Kvitova stretched her winning streak to 11 matches and has a chance to rise to No. 1 in the WTA rankings if she can collect her first Australian Open title to go alongside the two she earned at Wimbledon in 2011 and 2014.
In Saturday's final, Kvitova will face reigning U.S. Open champion Naomi Osaka or 2016 U.S. Open runner-up Karolina Pliskova.
It was Pliskova who saved four match points and came back from 5-1 down in the third set to stun Serena Williams in the quarterfinals.
Against Collins, a two-time NCAA champion at the University of Virginia who was 0-5 at major tournaments until last week, Kvitova was more aggressive throughout, mixing big lefty forehands and well-timed pushes forward to the tune of a 30-9 edge in total winners.
But the key to the outcome might very well have been what happened at 4-all after 35 minutes of action: That's when the decision finally was made to close the 15,000-seat stadium's cover, drawing cheers of approval from broiling spectators.
Happy with roof closing
Kvitova probably wanted to applaud, too.
"I was happier than the fans that the roof closed," she said afterward. "I like to play indoors. It helped me a little bit."
She's made clear over the years she is not a huge fan of playing in stifling heat. Not too many people truly are, of course, but someone like Collins, a 25-year-old from Florida, might be more used to that sort of thing.

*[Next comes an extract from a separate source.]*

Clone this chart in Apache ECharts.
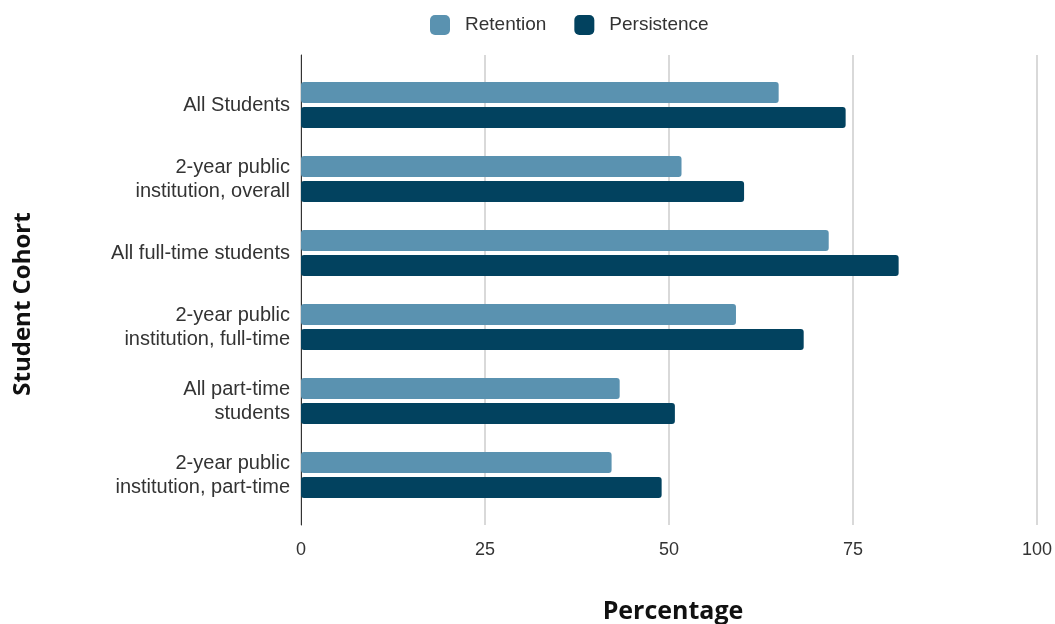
<!DOCTYPE html>
<html>
<head>
<meta charset="utf-8">
<script src="https://cdn.jsdelivr.net/npm/echarts@6/dist/echarts.min.js"></script>
<style>
  html, body { margin: 0; padding: 0; background: #fff; }
  #main { width: 1055px; height: 624px; }
</style>
</head>
<body>
<div id="main"></div>
<script>
let chartDom = document.getElementById('main');
let myChart = echarts.init(chartDom);
let option;

// cohorts, top to bottom
const cohorts = [
    'All Students',
    '2-year public\ninstitution, overall',
    'All full-time students',
    '2-year public\ninstitution, full-time',
    'All part-time\nstudents',
    '2-year public\ninstitution, part-time'
];
const retention = [64.9, 51.7, 71.7, 59.1, 43.3, 42.2];
const persistence = [74.0, 60.2, 81.2, 68.3, 50.8, 49.0];
const xTicks = [0, 25, 50, 75, 100];

const labelFont = 'Liberation Sans, Arial, sans-serif';
const titleFont = 'Open Sans, sans-serif';

option = {
    backgroundColor: '#fff',
    legend: {
        data: ['Retention', 'Persistence'],
        left: 425,
        top: 10,
        itemWidth: 20,
        itemHeight: 20,
        itemGap: 28,
        icon: 'roundRect',
        textStyle: {
            fontFamily: labelFont,
            fontSize: 19,
            color: '#333',
            padding: [0, 0, 0, 10]
        }
    },
    grid: [
        // bars
        { left: 301, right: 18, top: 68, bottom: 112, outerBoundsMode: 'none' },
        // full-height frame for gridlines and axis line
        { left: 301, right: 18, top: 55, bottom: 99, outerBoundsMode: 'none' }
    ],
    xAxis: [
        {
            gridIndex: 0,
            type: 'value',
            min: 0,
            max: 100,
            interval: 25,
            axisLine: { show: false },
            axisTick: { show: false },
            axisLabel: { show: false },
            splitLine: { show: false }
        },
        {
            gridIndex: 1,
            type: 'value',
            min: xTicks[0],
            max: xTicks[xTicks.length - 1],
            interval: 25,
            name: 'Percentage',
            nameLocation: 'middle',
            nameGap: 74,
            nameTextStyle: {
                fontFamily: titleFont,
                fontWeight: 'bold',
                fontSize: 25,
                color: '#111',
                padding: [0, 0, 0, 8]
            },
            axisLine: { show: false },
            axisTick: { show: false },
            axisLabel: {
                margin: 16,
                fontFamily: labelFont,
                fontSize: 18,
                color: '#333'
            },
            splitLine: {
                show: true,
                lineStyle: { color: '#d9d9d9', width: 2 }
            }
        }
    ],
    yAxis: [
        {
            gridIndex: 0,
            type: 'category',
            data: cohorts,
            inverse: true,
            axisLine: { show: false },
            axisTick: { show: false },
            axisLabel: {
                margin: 11,
                fontFamily: labelFont,
                fontSize: 20,
                lineHeight: 24,
                color: '#333',
                align: 'right'
            }
        },
        {
            gridIndex: 1,
            type: 'value',
            min: 0,
            max: 1,
            name: 'Student Cohort',
            nameLocation: 'middle',
            nameGap: 266,
            nameRotate: 90,
            nameTextStyle: {
                fontFamily: titleFont,
                fontWeight: 'bold',
                fontSize: 24,
                color: '#111',
                padding: [0, 28, 0, 0]
            },
            axisLine: { show: true, lineStyle: { color: '#333', width: 1 } },
            axisTick: { show: false },
            axisLabel: { show: false },
            splitLine: { show: false }
        }
    ],
    series: [
        {
            name: 'Retention',
            type: 'bar',
            xAxisIndex: 0,
            yAxisIndex: 0,
            data: retention,
            barWidth: 21,
            barGap: '19%',
            itemStyle: { color: '#5a92b0', borderRadius: 3 }
        },
        {
            name: 'Persistence',
            type: 'bar',
            xAxisIndex: 0,
            yAxisIndex: 0,
            data: persistence,
            barWidth: 21,
            barGap: '19%',
            itemStyle: { color: '#02425f', borderRadius: 3 }
        }
    ]
};

option && myChart.setOption(option);
</script>
</body>
</html>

The match was suspended for about five minutes and when play resumed, it went from being completely even to tilted in Kvitova's favour. She dominated the tiebreaker and the second set.
The chair umpire was Carlos Ramos, the official who penalized Williams a game in last year's chaotic U.S. Open final, and Collins got into a couple of testy exchanges with him.
First in the tiebreaker, then in the opening game of the second set, Collins protested that Ramos was applying rules differently than umpires had in her earlier matches. Whether or not there was merit to what she was saying, it seemed clear that the back-and-forths with Ramos didn't help Collins.